**Directive:**
From the first line of the data below through the line bearing "plt.rcParams['font.family'] = ['Liberation", reproduce each line exactly; do not include pictures.

**Source data:**
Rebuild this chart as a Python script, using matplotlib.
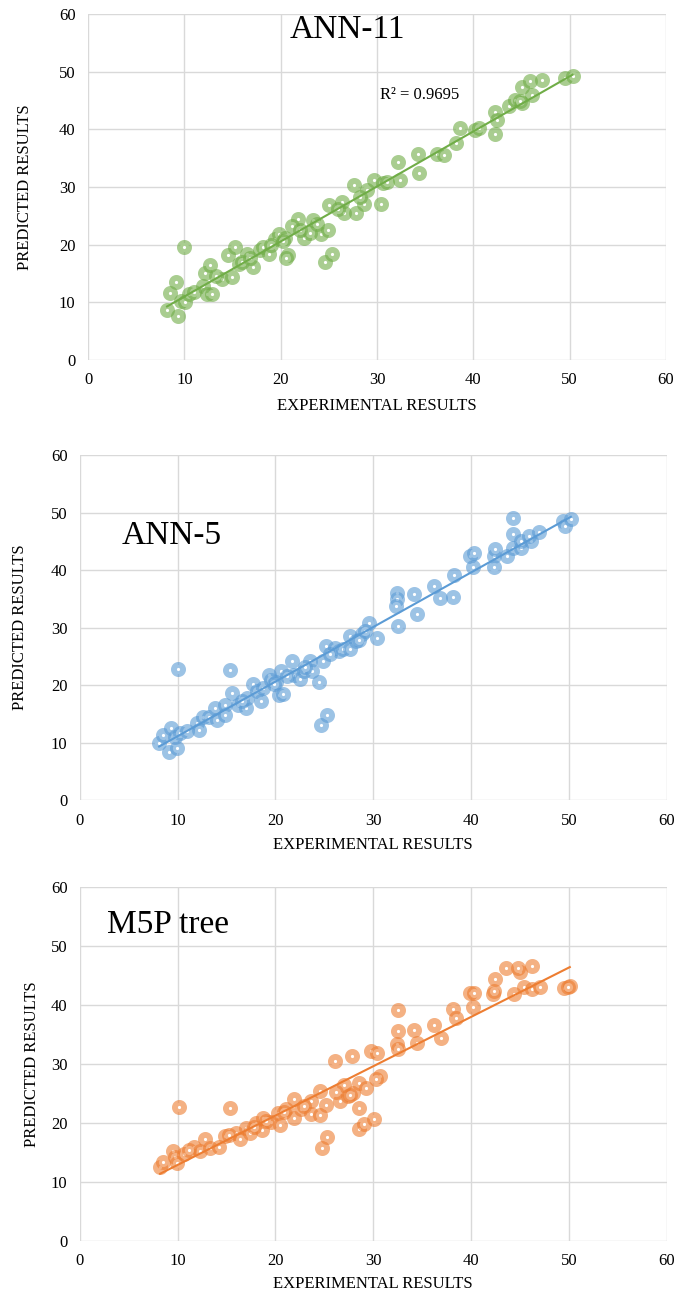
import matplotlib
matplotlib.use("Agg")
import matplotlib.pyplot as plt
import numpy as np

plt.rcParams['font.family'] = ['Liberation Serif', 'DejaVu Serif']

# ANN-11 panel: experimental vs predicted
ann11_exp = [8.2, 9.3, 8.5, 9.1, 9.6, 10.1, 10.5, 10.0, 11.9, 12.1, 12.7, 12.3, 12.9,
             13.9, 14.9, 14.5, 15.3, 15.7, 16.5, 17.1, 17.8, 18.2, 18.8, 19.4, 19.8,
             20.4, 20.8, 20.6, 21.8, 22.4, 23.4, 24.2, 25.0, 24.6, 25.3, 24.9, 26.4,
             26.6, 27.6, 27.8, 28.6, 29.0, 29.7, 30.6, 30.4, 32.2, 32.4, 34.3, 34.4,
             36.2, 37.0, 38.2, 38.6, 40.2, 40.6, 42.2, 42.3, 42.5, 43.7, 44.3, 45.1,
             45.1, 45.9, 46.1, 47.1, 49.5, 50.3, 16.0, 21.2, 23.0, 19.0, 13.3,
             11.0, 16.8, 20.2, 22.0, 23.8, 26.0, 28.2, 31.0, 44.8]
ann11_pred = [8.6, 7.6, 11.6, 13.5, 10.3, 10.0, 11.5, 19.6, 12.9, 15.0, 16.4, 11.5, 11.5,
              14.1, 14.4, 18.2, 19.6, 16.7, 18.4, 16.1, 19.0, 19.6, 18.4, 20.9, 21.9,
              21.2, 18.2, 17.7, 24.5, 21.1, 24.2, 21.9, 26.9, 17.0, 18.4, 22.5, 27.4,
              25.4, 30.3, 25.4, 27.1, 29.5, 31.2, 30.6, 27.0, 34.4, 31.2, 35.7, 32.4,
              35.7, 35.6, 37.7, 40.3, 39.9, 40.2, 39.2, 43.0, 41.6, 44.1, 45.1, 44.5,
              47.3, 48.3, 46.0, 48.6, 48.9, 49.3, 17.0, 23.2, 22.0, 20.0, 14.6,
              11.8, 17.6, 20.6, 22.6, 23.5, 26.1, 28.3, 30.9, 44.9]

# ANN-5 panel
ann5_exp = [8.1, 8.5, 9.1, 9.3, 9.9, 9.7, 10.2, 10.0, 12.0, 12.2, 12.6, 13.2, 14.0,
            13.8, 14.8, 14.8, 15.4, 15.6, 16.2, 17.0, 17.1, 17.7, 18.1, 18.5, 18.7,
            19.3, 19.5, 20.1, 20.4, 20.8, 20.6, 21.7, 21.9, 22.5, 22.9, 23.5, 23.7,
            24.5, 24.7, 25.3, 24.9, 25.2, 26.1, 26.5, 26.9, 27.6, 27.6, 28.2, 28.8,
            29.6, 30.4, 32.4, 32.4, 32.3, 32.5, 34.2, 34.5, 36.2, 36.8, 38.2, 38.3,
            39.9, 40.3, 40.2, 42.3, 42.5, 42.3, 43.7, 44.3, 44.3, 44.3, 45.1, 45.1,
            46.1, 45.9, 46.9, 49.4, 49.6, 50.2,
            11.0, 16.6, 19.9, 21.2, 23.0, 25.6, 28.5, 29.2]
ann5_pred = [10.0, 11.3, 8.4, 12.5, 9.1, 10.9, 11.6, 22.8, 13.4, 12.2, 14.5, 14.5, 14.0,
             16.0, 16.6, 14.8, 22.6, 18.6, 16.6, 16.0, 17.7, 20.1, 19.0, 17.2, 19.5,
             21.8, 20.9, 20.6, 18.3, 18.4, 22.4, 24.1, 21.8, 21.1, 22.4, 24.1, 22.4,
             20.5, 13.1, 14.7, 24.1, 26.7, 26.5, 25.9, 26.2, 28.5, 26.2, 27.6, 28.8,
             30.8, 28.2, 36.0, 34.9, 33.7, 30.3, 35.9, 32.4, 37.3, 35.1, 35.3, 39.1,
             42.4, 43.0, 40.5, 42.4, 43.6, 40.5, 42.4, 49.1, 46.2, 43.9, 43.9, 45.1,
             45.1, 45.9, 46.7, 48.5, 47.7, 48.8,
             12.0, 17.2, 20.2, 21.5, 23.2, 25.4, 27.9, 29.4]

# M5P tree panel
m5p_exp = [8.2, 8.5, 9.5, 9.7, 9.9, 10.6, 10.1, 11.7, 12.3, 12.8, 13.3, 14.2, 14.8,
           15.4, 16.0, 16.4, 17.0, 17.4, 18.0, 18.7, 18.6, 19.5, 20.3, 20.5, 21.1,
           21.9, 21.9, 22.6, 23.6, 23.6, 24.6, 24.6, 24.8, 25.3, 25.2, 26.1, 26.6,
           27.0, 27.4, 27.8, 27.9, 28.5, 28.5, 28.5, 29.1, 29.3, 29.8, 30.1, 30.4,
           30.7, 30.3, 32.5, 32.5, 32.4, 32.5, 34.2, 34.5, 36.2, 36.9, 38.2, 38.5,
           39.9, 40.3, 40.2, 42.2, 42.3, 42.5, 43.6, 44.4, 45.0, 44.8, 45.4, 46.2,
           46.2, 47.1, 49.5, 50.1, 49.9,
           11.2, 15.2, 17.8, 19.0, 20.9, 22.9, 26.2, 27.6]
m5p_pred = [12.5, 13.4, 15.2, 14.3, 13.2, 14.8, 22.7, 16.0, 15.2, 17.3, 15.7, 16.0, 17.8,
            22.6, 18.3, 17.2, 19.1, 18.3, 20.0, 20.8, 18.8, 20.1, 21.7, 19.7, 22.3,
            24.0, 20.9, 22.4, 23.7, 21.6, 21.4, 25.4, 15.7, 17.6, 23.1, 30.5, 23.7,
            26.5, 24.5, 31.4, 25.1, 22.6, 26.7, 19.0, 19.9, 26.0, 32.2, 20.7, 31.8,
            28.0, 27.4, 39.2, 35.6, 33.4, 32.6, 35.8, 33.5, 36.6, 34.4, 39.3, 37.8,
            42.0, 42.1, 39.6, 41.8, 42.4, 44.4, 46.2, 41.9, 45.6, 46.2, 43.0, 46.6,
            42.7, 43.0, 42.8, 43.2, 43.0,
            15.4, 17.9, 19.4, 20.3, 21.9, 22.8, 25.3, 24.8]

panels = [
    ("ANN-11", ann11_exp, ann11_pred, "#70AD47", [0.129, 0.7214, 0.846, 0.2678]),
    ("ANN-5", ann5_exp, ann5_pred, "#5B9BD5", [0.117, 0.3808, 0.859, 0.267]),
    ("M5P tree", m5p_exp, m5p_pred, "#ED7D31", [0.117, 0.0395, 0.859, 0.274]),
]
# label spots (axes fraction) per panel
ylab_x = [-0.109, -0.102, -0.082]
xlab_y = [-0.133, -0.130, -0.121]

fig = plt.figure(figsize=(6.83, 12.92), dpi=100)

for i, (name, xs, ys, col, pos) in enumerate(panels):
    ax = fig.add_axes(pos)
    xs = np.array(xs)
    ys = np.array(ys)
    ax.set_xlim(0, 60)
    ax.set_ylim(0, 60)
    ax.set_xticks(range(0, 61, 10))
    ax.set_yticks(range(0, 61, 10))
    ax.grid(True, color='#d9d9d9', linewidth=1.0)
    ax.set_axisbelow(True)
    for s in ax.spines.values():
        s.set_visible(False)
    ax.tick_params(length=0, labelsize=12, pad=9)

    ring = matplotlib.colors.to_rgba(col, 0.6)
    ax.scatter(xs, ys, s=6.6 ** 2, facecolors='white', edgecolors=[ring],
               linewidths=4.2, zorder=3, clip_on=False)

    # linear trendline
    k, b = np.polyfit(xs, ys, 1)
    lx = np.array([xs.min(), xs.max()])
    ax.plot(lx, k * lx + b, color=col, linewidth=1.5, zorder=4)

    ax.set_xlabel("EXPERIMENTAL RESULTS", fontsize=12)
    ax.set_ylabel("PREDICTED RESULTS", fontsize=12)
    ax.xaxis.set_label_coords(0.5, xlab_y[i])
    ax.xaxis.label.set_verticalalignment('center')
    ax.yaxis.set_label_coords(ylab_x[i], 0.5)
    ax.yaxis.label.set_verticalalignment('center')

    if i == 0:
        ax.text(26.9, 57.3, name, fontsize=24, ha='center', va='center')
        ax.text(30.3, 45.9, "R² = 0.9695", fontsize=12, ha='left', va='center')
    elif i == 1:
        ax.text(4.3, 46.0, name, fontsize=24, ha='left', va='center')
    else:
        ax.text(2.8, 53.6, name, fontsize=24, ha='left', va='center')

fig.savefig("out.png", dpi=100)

**Output:**
Rebuild this chart as a Python script, using matplotlib.
import matplotlib
matplotlib.use("Agg")
import matplotlib.pyplot as plt
import numpy as np

plt.rcParams['font.family'] = ['Liberation Serif', 'DejaVu Serif']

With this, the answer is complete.